There’s multiple reason for why an idea may fail, if we’re talking about a consumer product, product execution may have failed, the price may not be a market fit, time to market may be gone, or simply the product doesn’t fit the market necessity. In general, it’s often easier to find recipes for innovation that fail, than it is to find clear paths to success.

In situations where end outcome of the innovation will be a failure, it’s preferable to understand that as early as possible. Long development or research projects without any feedback loops can result on the inability to understand how successful the initiative will be. The longer you wait to understand outcome, the more you need to invest and the less margin you’ll have to pivot.

MVP Definition

One of the common results of following a fail fast strategy in product development is to scope and deliver Minimum Viable Products (MVPs). And MVP is the minimum amount of features that a product may have to drive value to a consumer. Henrik Kniberg has a great blog post on MVP definition: Making sense of MVP (Minimum Viable Product) – and why I prefer Earliest Testable/Usable/Lovable . The head image of the article has a perfect illustration of the process to derive and MVP and iterate on it:

MVP Journey from: Henrik Kniberg
MVP Journey from: Henrik Kniberg

If your customer is looking to buy a car and you don’t have the capacity to deliver it immediately, is far better to offer him a valid mean of transportation than offering him parts of a car that by themselves deliver no value. Will the customer be happy to get a skateboard/scooter/bicycle instead of a car? Absolutely not! But he’ll be able to get around much faster than if he was just walking places. In the process of iterating over the different products, you may learn that the customer enjoys riding while the sun shines and when you can actually get him the car, you make it a convertible which in the end will please the customer.
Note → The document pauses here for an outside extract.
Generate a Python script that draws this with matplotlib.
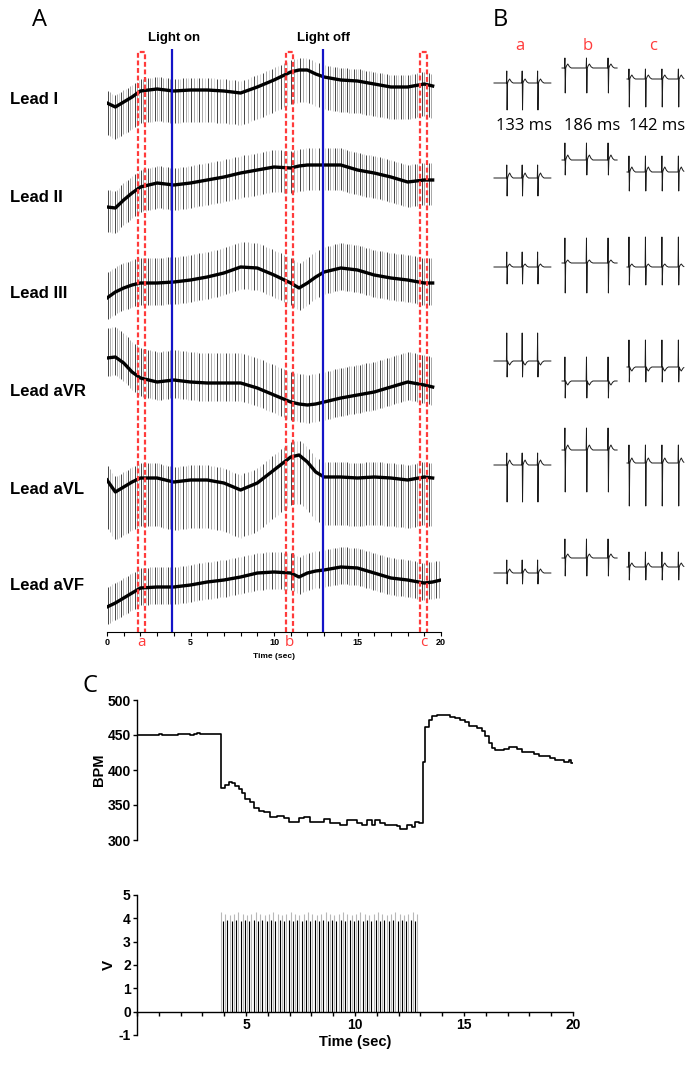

The journey of constantly delivering iterations over MVP products in principle should drive value to customers quickly, while minimizing product development costs. This approach is perfect for startups and is championed by Lean Startup advocates and book authors. However for bigger companies and specially for existing businesses, trying to innovate by failing fast may actually bring companies back years.

Scoping MVPs in Established Businesses

Setting expectations with customers tends to be easier when there’s less history or reputation from the company providing the product or service. If you have no prior history of delivering exceptional, function bulked products to your customers, the expectation that you’ll deliver such products on a new business is lower. This becomes even more visible if you’re trying to do business at an enterprise level, an environment that typically grants less chances for failures.